**WORK TO BE COMPLETED**
Copy the data precisely, character for character, and leave out every picture.

**SOURCE EXCERPT**
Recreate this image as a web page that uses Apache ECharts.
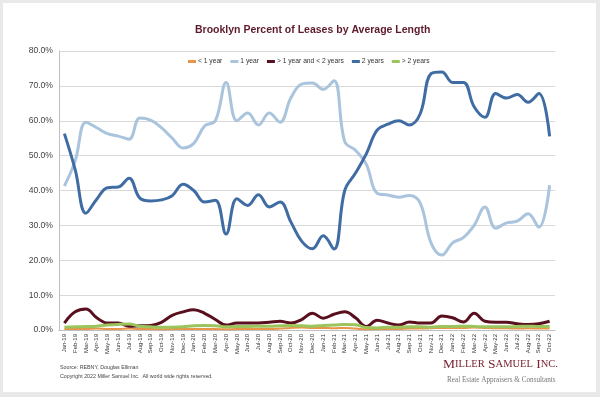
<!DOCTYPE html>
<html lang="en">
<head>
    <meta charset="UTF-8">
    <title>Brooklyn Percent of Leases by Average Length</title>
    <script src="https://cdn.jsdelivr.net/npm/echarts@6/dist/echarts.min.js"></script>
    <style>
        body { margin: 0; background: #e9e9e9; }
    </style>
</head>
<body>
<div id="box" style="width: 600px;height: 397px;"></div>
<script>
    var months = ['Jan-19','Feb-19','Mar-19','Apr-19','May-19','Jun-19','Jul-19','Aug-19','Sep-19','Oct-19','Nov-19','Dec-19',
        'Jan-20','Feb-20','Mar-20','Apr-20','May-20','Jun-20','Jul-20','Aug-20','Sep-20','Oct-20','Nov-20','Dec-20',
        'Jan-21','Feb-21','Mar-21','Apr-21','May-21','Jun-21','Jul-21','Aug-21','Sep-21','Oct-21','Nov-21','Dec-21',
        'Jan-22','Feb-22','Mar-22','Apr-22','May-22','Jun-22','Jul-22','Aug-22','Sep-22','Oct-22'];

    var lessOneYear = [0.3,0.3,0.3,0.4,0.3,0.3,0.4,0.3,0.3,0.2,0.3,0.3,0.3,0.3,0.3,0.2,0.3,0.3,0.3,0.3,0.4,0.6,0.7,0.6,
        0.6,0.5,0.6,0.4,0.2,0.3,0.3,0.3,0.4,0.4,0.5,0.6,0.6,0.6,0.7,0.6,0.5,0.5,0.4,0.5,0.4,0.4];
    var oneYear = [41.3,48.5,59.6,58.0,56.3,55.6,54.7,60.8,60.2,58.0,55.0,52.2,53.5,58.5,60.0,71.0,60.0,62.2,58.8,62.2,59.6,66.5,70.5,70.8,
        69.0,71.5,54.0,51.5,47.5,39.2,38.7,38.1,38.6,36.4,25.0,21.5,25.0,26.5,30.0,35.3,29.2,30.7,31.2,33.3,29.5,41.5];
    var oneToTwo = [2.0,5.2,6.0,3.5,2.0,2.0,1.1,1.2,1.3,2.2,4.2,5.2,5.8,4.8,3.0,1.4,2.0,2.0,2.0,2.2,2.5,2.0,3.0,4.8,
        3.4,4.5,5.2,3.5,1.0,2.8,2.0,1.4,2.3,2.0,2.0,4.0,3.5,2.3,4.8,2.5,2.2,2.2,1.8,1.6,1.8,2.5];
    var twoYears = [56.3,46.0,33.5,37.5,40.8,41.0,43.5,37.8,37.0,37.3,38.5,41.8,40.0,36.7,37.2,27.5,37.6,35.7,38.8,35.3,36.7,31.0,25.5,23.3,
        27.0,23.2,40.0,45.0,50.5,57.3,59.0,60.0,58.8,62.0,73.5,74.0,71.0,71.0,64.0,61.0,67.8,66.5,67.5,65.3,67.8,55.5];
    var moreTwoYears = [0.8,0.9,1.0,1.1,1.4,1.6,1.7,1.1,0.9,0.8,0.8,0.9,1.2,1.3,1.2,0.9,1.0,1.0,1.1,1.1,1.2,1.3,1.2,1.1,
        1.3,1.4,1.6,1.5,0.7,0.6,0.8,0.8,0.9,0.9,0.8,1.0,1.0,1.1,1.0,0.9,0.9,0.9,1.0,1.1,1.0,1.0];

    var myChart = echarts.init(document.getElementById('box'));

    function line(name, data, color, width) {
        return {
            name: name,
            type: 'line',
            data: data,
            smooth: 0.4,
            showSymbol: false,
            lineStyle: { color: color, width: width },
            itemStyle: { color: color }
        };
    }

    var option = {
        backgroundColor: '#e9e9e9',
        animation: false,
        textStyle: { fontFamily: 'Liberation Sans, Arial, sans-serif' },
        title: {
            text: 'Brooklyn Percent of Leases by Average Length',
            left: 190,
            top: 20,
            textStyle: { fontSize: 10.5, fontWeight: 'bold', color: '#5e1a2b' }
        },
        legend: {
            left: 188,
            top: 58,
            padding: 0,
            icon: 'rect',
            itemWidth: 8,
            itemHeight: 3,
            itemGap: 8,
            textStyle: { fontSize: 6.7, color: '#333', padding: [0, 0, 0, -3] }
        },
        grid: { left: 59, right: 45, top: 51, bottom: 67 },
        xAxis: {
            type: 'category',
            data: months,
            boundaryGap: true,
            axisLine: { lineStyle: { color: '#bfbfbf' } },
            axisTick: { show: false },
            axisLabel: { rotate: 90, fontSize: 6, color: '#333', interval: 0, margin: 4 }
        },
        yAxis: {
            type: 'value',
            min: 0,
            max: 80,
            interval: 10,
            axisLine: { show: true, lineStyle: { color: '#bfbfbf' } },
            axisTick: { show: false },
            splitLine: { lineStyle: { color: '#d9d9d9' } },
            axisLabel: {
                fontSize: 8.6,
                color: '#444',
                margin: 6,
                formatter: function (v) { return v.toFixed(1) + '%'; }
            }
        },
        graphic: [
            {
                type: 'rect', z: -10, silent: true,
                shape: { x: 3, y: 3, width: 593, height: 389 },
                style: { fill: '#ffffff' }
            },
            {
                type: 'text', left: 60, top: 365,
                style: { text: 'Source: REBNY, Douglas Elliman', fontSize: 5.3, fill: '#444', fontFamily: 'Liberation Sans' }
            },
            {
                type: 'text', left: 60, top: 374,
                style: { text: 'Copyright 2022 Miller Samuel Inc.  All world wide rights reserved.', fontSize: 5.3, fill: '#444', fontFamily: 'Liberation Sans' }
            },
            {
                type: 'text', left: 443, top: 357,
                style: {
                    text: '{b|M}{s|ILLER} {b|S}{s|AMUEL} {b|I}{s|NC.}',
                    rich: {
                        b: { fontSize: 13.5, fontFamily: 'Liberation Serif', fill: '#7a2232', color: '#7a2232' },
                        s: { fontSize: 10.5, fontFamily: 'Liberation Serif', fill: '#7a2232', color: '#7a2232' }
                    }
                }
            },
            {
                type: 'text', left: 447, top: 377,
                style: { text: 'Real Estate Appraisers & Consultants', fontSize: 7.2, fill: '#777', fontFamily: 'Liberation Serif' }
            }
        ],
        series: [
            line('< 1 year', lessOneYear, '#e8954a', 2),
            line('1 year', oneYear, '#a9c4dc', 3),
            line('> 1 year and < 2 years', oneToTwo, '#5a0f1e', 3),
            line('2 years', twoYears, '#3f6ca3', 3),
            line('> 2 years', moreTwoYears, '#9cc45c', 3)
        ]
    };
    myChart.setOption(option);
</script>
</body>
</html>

**OUTPUT OF THE TASK**
Recreate this image as a web page that uses Apache ECharts.
<!DOCTYPE html>
<html lang="en">
<head>
    <meta charset="UTF-8">
    <title>Brooklyn Percent of Leases by Average Length</title>
    <script src="https://cdn.jsdelivr.net/npm/echarts@6/dist/echarts.min.js"></script>
    <style>
        body { margin: 0; background: #e9e9e9; }
    </style>
</head>
<body>
<div id="box" style="width: 600px;height: 397px;"></div>
<script>
    var months = ['Jan-19','Feb-19','Mar-19','Apr-19','May-19','Jun-19','Jul-19','Aug-19','Sep-19','Oct-19','Nov-19','Dec-19',
        'Jan-20','Feb-20','Mar-20','Apr-20','May-20','Jun-20','Jul-20','Aug-20','Sep-20','Oct-20','Nov-20','Dec-20',
        'Jan-21','Feb-21','Mar-21','Apr-21','May-21','Jun-21','Jul-21','Aug-21','Sep-21','Oct-21','Nov-21','Dec-21',
        'Jan-22','Feb-22','Mar-22','Apr-22','May-22','Jun-22','Jul-22','Aug-22','Sep-22','Oct-22'];

    var lessOneYear = [0.3,0.3,0.3,0.4,0.3,0.3,0.4,0.3,0.3,0.2,0.3,0.3,0.3,0.3,0.3,0.2,0.3,0.3,0.3,0.3,0.4,0.6,0.7,0.6,
        0.6,0.5,0.6,0.4,0.2,0.3,0.3,0.3,0.4,0.4,0.5,0.6,0.6,0.6,0.7,0.6,0.5,0.5,0.4,0.5,0.4,0.4];
    var oneYear = [41.3,48.5,59.6,58.0,56.3,55.6,54.7,60.8,60.2,58.0,55.0,52.2,53.5,58.5,60.0,71.0,60.0,62.2,58.8,62.2,59.6,66.5,70.5,70.8,
        69.0,71.5,54.0,51.5,47.5,39.2,38.7,38.1,38.6,36.4,25.0,21.5,25.0,26.5,30.0,35.3,29.2,30.7,31.2,33.3,29.5,41.5];
    var oneToTwo = [2.0,5.2,6.0,3.5,2.0,2.0,1.1,1.2,1.3,2.2,4.2,5.2,5.8,4.8,3.0,1.4,2.0,2.0,2.0,2.2,2.5,2.0,3.0,4.8,
        3.4,4.5,5.2,3.5,1.0,2.8,2.0,1.4,2.3,2.0,2.0,4.0,3.5,2.3,4.8,2.5,2.2,2.2,1.8,1.6,1.8,2.5];
    var twoYears = [56.3,46.0,33.5,37.5,40.8,41.0,43.5,37.8,37.0,37.3,38.5,41.8,40.0,36.7,37.2,27.5,37.6,35.7,38.8,35.3,36.7,31.0,25.5,23.3,
        27.0,23.2,40.0,45.0,50.5,57.3,59.0,60.0,58.8,62.0,73.5,74.0,71.0,71.0,64.0,61.0,67.8,66.5,67.5,65.3,67.8,55.5];
    var moreTwoYears = [0.8,0.9,1.0,1.1,1.4,1.6,1.7,1.1,0.9,0.8,0.8,0.9,1.2,1.3,1.2,0.9,1.0,1.0,1.1,1.1,1.2,1.3,1.2,1.1,
        1.3,1.4,1.6,1.5,0.7,0.6,0.8,0.8,0.9,0.9,0.8,1.0,1.0,1.1,1.0,0.9,0.9,0.9,1.0,1.1,1.0,1.0];

    var myChart = echarts.init(document.getElementById('box'));

    function line(name, data, color, width) {
        return {
            name: name,
            type: 'line',
            data: data,
            smooth: 0.4,
            showSymbol: false,
            lineStyle: { color: color, width: width },
            itemStyle: { color: color }
        };
    }

    var option = {
        backgroundColor: '#e9e9e9',
        animation: false,
        textStyle: { fontFamily: 'Liberation Sans, Arial, sans-serif' },
        title: {
            text: 'Brooklyn Percent of Leases by Average Length',
            left: 190,
            top: 20,
            textStyle: { fontSize: 10.5, fontWeight: 'bold', color: '#5e1a2b' }
        },
        legend: {
            left: 188,
            top: 58,
            padding: 0,
            icon: 'rect',
            itemWidth: 8,
            itemHeight: 3,
            itemGap: 8,
            textStyle: { fontSize: 6.7, color: '#333', padding: [0, 0, 0, -3] }
        },
        grid: { left: 59, right: 45, top: 51, bottom: 67 },
        xAxis: {
            type: 'category',
            data: months,
            boundaryGap: true,
            axisLine: { lineStyle: { color: '#bfbfbf' } },
            axisTick: { show: false },
            axisLabel: { rotate: 90, fontSize: 6, color: '#333', interval: 0, margin: 4 }
        },
        yAxis: {
            type: 'value',
            min: 0,
            max: 80,
            interval: 10,
            axisLine: { show: true, lineStyle: { color: '#bfbfbf' } },
            axisTick: { show: false },
            splitLine: { lineStyle: { color: '#d9d9d9' } },
            axisLabel: {
                fontSize: 8.6,
                color: '#444',
                margin: 6,
                formatter: function (v) { return v.toFixed(1) + '%'; }
            }
        },
        graphic: [
            {
                type: 'rect', z: -10, silent: true,
                shape: { x: 3, y: 3, width: 593, height: 389 },
                style: { fill: '#ffffff' }
            },
            {
                type: 'text', left: 60, top: 365,
                style: { text: 'Source: REBNY, Douglas Elliman', fontSize: 5.3, fill: '#444', fontFamily: 'Liberation Sans' }
            },
            {
                type: 'text', left: 60, top: 374,
                style: { text: 'Copyright 2022 Miller Samuel Inc.  All world wide rights reserved.', fontSize: 5.3, fill: '#444', fontFamily: 'Liberation Sans' }
            },
            {
                type: 'text', left: 443, top: 357,
                style: {
                    text: '{b|M}{s|ILLER} {b|S}{s|AMUEL} {b|I}{s|NC.}',
                    rich: {
                        b: { fontSize: 13.5, fontFamily: 'Liberation Serif', fill: '#7a2232', color: '#7a2232' },
                        s: { fontSize: 10.5, fontFamily: 'Liberation Serif', fill: '#7a2232', color: '#7a2232' }
                    }
                }
            },
            {
                type: 'text', left: 447, top: 377,
                style: { text: 'Real Estate Appraisers & Consultants', fontSize: 7.2, fill: '#777', fontFamily: 'Liberation Serif' }
            }
        ],
        series: [
            line('< 1 year', lessOneYear, '#e8954a', 2),
            line('1 year', oneYear, '#a9c4dc', 3),
            line('> 1 year and < 2 years', oneToTwo, '#5a0f1e', 3),
            line('2 years', twoYears, '#3f6ca3', 3),
            line('> 2 years', moreTwoYears, '#9cc45c', 3)
        ]
    };
    myChart.setOption(option);
</script>
</body>
</html>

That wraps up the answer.